Sunday, October 21, 2012

When Baby Steps Are All You Can Take

Several years ago, a boyfriend and I went through a bad breakup. After a few agonizing weeks at home, feeling constantly sick and distressed, I packed my bags and drove to visit my mom for the weekend, who was then living in Louisville.

When she opened her apartment door to welcome me, a look of concern crossed her eyes, and her first words were a disturbed, "You've lost weight." I had been too down and broken to maintain any kind of appetite or take decent care of myself. When I stepped on her scales, I realized the toll my anguish had taken on me. I had lost several pounds, which placed me at what would be about 17 pounds less than my current weight.

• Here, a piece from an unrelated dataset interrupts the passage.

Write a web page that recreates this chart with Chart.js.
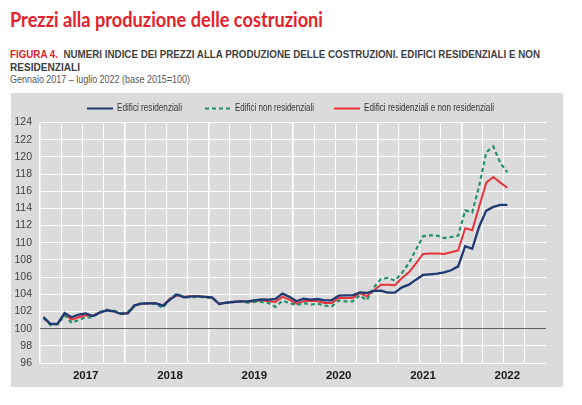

I spent that weekend lying on her couch, trying to watch TV in-between crying spells. One tiny instance stands out the most in my memory: my mom returning from grocery shopping, where she had bought a package of frozen smoothies.

"I know you haven't felt like eating," she said, "but try to drink these. Even if you don't feel like it."

I remember feeling the slightest touch of comfort inside me: someone cared, someone was reaching out to help me, even if it came in the form of my mom urging me to drink a smoothie.

That miniscule recognition of someone's concern slowly pulled me off the couch, into her tiny apartment kitchen where I placed the smoothie glass between my lips and tried to drink its contents. But my insides were still too shaky and upset. "Just five sips," I pushed myself, and gradually swallowed five sips of the strawberry-banana flavor, then placed the remainder in the refrigerator, where I periodically returned, to attempt drinking five more meager sips at a time.

That was probably my first moment of awareness, and first concentrated effort, towards intentionally taking even the smallest baby steps to retrieve at least some amount of health and well-being for myself.

And sometimes on those days when circumstances or worries seem determined to suck me into what feels like an overwhelming black hole, when I know that any more stressing or crying will just cause me to sink even deeper---I often need to remind myself, or have someone else remind me: "Don't worry about trying to instantly catapult out of this pit. Look for baby steps---

Go write on your blog. 

Or do one load of laundry. 

Or listen to Sunday's songs. 

Or spend just five minutes cleaning the kitchen.

Watch one funny show on TV.

Sit on the back deck.

Or finish writing the Thanksgiving program.

Take just one positive, healthy, baby step away from being pulled further under. 

You don't have to do everything at once."


What baby steps do you take on days 
when life's stresses seem to be playing tug-of-war with you?